We tend to agree with the gist of the article. Increasing taxes and charges can be a nice way to raise cash.
If, however, this would lead to people taking public transport instead of their cars, then this would be good. It would not only reduce greenhouse gas emissions because of lesser motoring. The outcome would include a contraction of the motor car industry, reducing the consumption of resources of all kinds.
David Newbery, on the other hand, is wrong in his argument that, "on assumptions recommended by Sir Nicholas Stern, [...], the damage caused by carbon emissions amounts to less than 20p per litre." Such an argument is based on the fallacious thinking that the damage done by climate change could be measured in money and that money, i.e. investments, would be able to protect against or reduce the effects of climate change.

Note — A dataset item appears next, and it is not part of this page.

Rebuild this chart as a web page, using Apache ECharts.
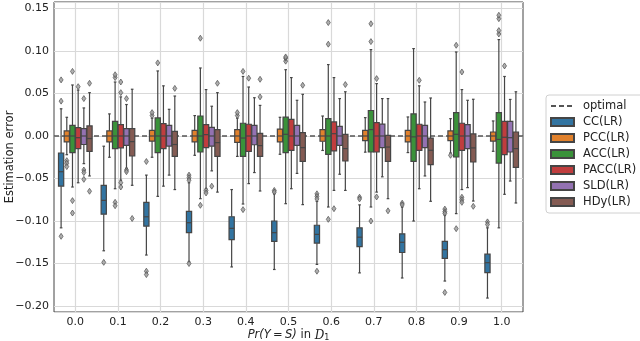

Greenhouse gas emissions are caused by overconsumption of fossil fuels. Carbon capture, tree planting, so-called clean development mechanisms and other proposed "solutions" will not or not substantially reduce emissions.
Overconsumption can only really be countered by a reduction of consumption. Restructuring the economy to localised working and living, slowing down, stop building more roads and railways and runways. Stop economic growth. Revert to maintenance and eliminate the superfluous. That's the way out we see.
Copyright notice We transcribed this article for reference purposes only.
Climate change - GreenwashJun 21th 2007 From The Economist print edition By an anonymous author
Environmentalism is concealing any number of misguided policies
ONE of the many little annoyances of life in a crowded city such as London is the cost of parking. From next month, residents of the north London suburb of Haringey will be particularly unhappy. Those who own cars with high carbon-dioxide emissions will see their parking charges rise almost fourfold, from £25 a year to £90. A similar plan was enacted in Richmond, a wealthy western fringe of the city, in March. There, the price of parking a dirty car rose threefold, with even stiffer penalties for those who own more than one vehicle. Local authorities elsewhere in London and in other big cities are watching with interest.
Such moves have been met with howls from Britain's motoring lobby and from local residents. Councillors insist that they want to tackle global warming, and claim that consultations prove most residents are in favour. Rubbish, say the cynics: the real issue is that a tight-fisted central government has left councils short of cash, and parking charges are a good substitute source. For them, all the pious talk of saving the planet is mere greenwash, designed to sell an unpopular tax increase to resentful voters.
Haringey's plan is merely the latest in a flowering of official greenery. Ken Livingstone, London's mayor, has mooted tinkering with the city's pioneering congestion charge, which already rewards drivers of electric and gas-powered cars by exempting them from the £8-a-day charge. The mayor wants to go further, cutting prices for cleaner cars and hiking them for dirty ones. If he gets his way, drivers of the biggest cars could pay £25 to drive into the city centre. Mr Livingstone's opponents in the London Assembly accuse him of being more interested in revenue-raising than road-clearing.
It is not just local government that has caught the green bug. Earlier in the month, the government wondered publicly about adding a “carbon cost” to the price of petrol by including motor fuel in the EU Emissions Trading Scheme, which limits the amount of carbon dioxide certain industries can produce.
Officials are right that voters see climate change as a problem. But none of these plans is obviously a good idea. Britons are already taxed twice on their cars' carbon emissions: once by a sales tax on petrol, and again by a separate tax levied on the cars themselves. And exemptions, however well-intentioned, work against the purported aim of London's congestion charge—clean vehicles take up just as much road space as dirty ones.
Petrol taxes, in particular, are already eye-wateringly high at 50p per litre. Work by David Newbery, an economist at Cambridge University, suggests that existing levels of fuel tax more than cover the environmental damage that motoring does to local air quality or global carbon-dioxide levels. Forthcoming research from London's Imperial College argues that, on assumptions recommended by Sir Nicholas Stern, the author of a government study on climate change, the damage caused by carbon emissions amounts to less than 20p per litre.
Unthinking (or politically expedient) enthusiasm for greenery could, in fact, actually contribute to environmental damage. Though Tony Blair claims that Britain leads the world on climate change, his government has admitted that it will fail to meet its domestic environmental targets. These call for a 20% cut in carbon-dioxide emissions by 2020, compared with their 1990 levels; but emissions have risen over the past four years. Mr Blair has talked often of the need for “radical action” to confront climate change. The risk is that poorly thought-out policies by overzealous central or local government will only reinforce the notion that environmentalism is little more than a useful disguise for raising a bit of extra cash.